Even more fun is walking the aisles of the many brightly lighted Stop & Shop-style supermarkets anchored along the strip. Wing Phat supermarket at 12th Street and Washington Avenue, six blocks west of the plaza, caters to Vietnamese, Chinese, and Cambodian customers from the area and neighboring states. It is stuffed with delicacies and culinary wonders: gingseng juice, royal ferns, frozen dumplings, barrels of seawood swimming in brine. And, of course, bags of rice in mountainous piles.
Why would someone travel several hours to visit what are essentially strip malls? Because to venture there is to glimpse new Asia -- the borrowed and tweaked modern American culture that is transforming Hanoi and Bangkok. Go to meet and congratulate the people who are fixing our broken American cities.

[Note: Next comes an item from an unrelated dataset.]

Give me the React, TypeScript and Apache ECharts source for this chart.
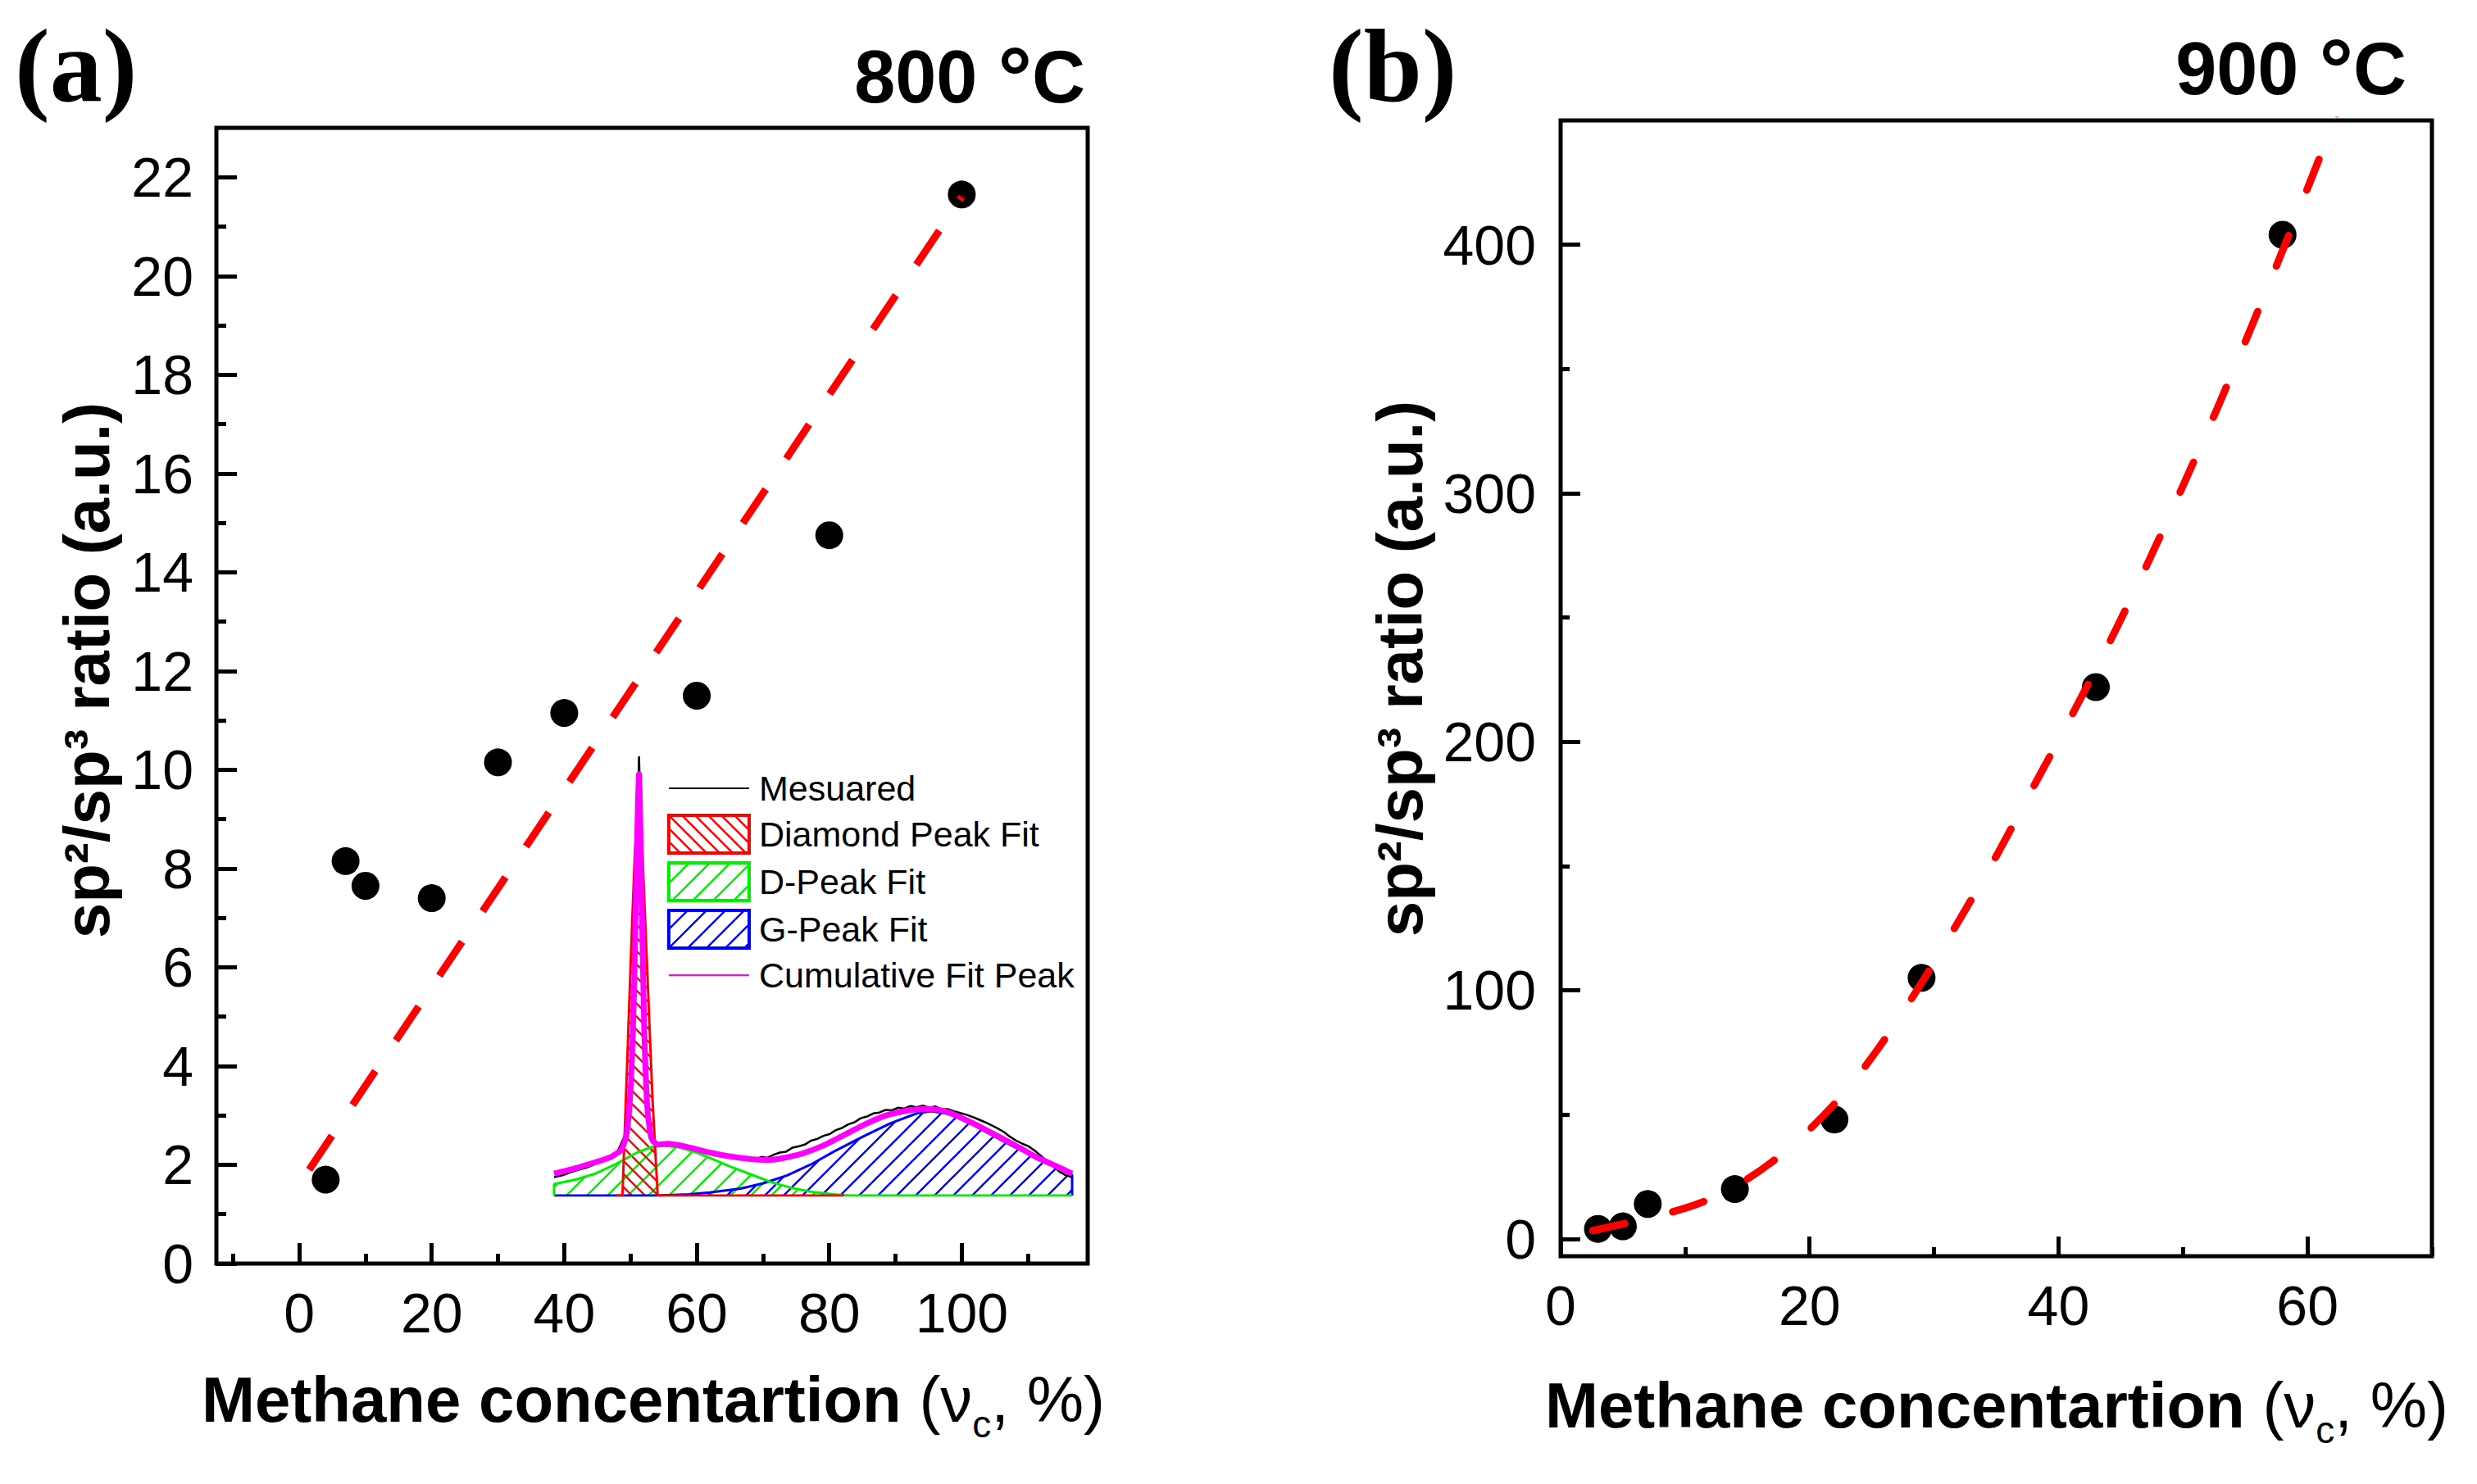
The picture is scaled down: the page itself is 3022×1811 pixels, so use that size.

Possibly the best time to visit Asian Philadelphia -- or worst, depending on your love for crowds -- is during one of the Chinese festivals. Lunar New Year, usually in mid-to-late January or February, and the Autumn Moon Festival in August are riots of colors and noise as people from the neighborhood and suburbs converge to shout in the new year. The Dragon Boat Festival in May draws international competitors racing traditional hulls adorned with carved creature heads.
This month I collected oxtail bones and haunted tiny grocers in Dorchester in search of star anise and anchovy-based fish sauce. My pho tasted nothing like South Philly or North 11th Street -- I went a little heavy on the cinnamon and cloves -- but it will suffice until I can return.